I see no future, but I greatly admire the way you and your fellows have spoken out.
Totally agree!!!!
Thank you for the brilliant work you’re doing.
One thing I’d say is that in general antisemitism on the ‘left’ is fundamentally different to antisemitism on the ‘right’.
Unfortunately nowadays we tend to almost exclusively focus on the receivers of messages not the communicators. But the motivations and rationale of the communicators is absolutely essential to understand the ‘wrong’.
Antisemitism on the ‘left’ is overwhelmingly driven by outrage in response to Israel’s actions against the Palestinians going back decades and thousands of Palestinian lives, all of which have culminated in recent events with Israel now formerly being investigated for genocide.
Antisemitism on the ‘right’ is overwhelmingly driven by white supremacy, and in the case of these Christian fundamentalist groups, Christian Zionism that is seeking to return Jewish people to Israel to trigger the second coming of Christ (I wish I was making this up!).
You simply cannot compare the two.
I get what you are saying. I have a sister who is a fundamental Christian, and, yes, she believes all that guff about the second coming, which increasingly allows her to say racist things about all Muslims.
I might have misunderstood your comment about antisemitism on the ‘left’. I don’t think that the left’s outrage against Israel’s actions is driven by antisemitism. It is driven my a belief that the state of Israel is, and has been for many years, committing unjustified crimes against Palestinians. There are many Jewish people who believe this too. The Christian lobby described in the article is enormous and powerful, and a danger to world peace.
Sorry I should have clarified.
Antisemitism on the ‘left’ is similar to attitudes on the ‘left’ to South Africa in the 1980s.
People didn’t say nice things about South Africa. And people might not say nice things about Israel or Zionism or even, in a misguided way, Jewish people.
When it comes to an emotional response to awful events people can be forgiven for not choosing their words more carefully.
It doesn’t necessarily make them antisemitic. It just makes them angry. In a large protest against Israel’s actions there’s bound to be people who either deliberately or by accident say terrible things. That doesn’t delegitimise the protests or even the people saying the terrible things.
“Why” are they saying the terrible things?
This is the point I made about understanding the motivations and rationale of the person making the communication.
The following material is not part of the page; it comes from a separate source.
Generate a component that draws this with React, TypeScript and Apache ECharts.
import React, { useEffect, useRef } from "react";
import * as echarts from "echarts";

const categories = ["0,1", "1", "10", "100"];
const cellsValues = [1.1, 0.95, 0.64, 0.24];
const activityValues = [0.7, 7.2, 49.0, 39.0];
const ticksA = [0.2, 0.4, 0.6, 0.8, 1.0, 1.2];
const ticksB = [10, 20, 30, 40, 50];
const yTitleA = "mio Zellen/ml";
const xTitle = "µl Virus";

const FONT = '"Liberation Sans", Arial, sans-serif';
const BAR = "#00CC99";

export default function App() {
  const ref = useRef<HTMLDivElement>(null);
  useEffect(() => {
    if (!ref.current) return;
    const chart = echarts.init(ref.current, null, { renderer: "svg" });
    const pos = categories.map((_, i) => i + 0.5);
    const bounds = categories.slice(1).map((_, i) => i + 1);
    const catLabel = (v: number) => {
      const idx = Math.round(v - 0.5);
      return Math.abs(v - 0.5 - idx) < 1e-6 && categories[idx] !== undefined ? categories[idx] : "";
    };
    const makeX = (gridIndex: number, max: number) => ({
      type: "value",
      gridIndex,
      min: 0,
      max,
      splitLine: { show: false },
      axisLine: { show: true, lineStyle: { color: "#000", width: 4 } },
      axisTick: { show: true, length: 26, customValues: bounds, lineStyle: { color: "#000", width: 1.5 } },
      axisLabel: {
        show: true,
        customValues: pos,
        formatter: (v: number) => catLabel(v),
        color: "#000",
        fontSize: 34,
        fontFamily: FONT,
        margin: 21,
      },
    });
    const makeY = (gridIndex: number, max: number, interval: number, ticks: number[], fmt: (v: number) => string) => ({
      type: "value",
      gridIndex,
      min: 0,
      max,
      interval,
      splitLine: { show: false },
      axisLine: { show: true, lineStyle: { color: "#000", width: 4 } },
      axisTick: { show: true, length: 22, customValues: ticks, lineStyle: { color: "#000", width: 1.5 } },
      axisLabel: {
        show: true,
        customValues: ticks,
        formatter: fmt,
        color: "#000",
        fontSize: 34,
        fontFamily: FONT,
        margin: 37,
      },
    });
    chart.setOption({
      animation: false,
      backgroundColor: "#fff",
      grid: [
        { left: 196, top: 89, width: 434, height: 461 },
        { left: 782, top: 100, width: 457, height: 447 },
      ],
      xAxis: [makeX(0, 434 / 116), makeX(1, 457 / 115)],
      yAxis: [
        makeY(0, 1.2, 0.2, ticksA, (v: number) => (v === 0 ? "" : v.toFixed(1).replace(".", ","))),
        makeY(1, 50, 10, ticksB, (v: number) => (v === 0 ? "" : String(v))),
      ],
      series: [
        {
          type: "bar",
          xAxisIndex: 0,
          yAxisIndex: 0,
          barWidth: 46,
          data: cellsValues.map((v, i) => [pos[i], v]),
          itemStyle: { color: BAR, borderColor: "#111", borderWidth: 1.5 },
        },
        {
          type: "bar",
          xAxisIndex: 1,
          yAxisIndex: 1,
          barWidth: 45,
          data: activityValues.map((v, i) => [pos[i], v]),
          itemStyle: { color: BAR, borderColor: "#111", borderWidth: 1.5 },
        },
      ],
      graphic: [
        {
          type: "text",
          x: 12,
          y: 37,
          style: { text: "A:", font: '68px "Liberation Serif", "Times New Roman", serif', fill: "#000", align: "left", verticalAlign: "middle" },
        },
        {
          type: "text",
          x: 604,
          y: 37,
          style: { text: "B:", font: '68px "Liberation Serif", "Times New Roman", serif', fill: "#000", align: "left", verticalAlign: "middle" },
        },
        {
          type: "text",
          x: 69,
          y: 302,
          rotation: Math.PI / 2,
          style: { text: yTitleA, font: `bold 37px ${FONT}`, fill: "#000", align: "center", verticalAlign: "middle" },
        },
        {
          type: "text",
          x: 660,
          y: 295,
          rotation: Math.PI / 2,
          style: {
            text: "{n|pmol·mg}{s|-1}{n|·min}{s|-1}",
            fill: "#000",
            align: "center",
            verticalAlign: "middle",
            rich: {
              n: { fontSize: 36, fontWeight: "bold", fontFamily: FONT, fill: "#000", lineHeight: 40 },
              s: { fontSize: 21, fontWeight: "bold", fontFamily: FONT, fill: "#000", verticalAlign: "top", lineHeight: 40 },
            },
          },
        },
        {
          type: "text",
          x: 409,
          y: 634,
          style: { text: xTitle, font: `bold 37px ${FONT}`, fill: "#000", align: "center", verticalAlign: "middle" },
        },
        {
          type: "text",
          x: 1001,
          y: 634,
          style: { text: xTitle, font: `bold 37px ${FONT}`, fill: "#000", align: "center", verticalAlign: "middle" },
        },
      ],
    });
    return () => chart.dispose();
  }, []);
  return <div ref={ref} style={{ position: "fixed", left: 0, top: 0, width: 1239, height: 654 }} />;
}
Antisemitism is never justified, no matter what “drives” it. If someone who self-identified as left said their antisemitism was justified because of Israel’s actions I would say you are not on the left at all. Any position which applies discrimination or hatred towards a person for what they are, as opposed to say their actions or ideology is unacceptable. That is what antisemitism does. Being Jewish is made the crime. Even blaming all Israelis for the actions of their state is going way too far, like blaming (and currently punishing) all Palestinians for Hamas’s actions and ideology. So while antisemitism may be dressed up in different ideological frames it remains antisemitism and is unambiguously unacceptable in itself. So it is not that you can’t compare the two, it’s that you can’t separate the two.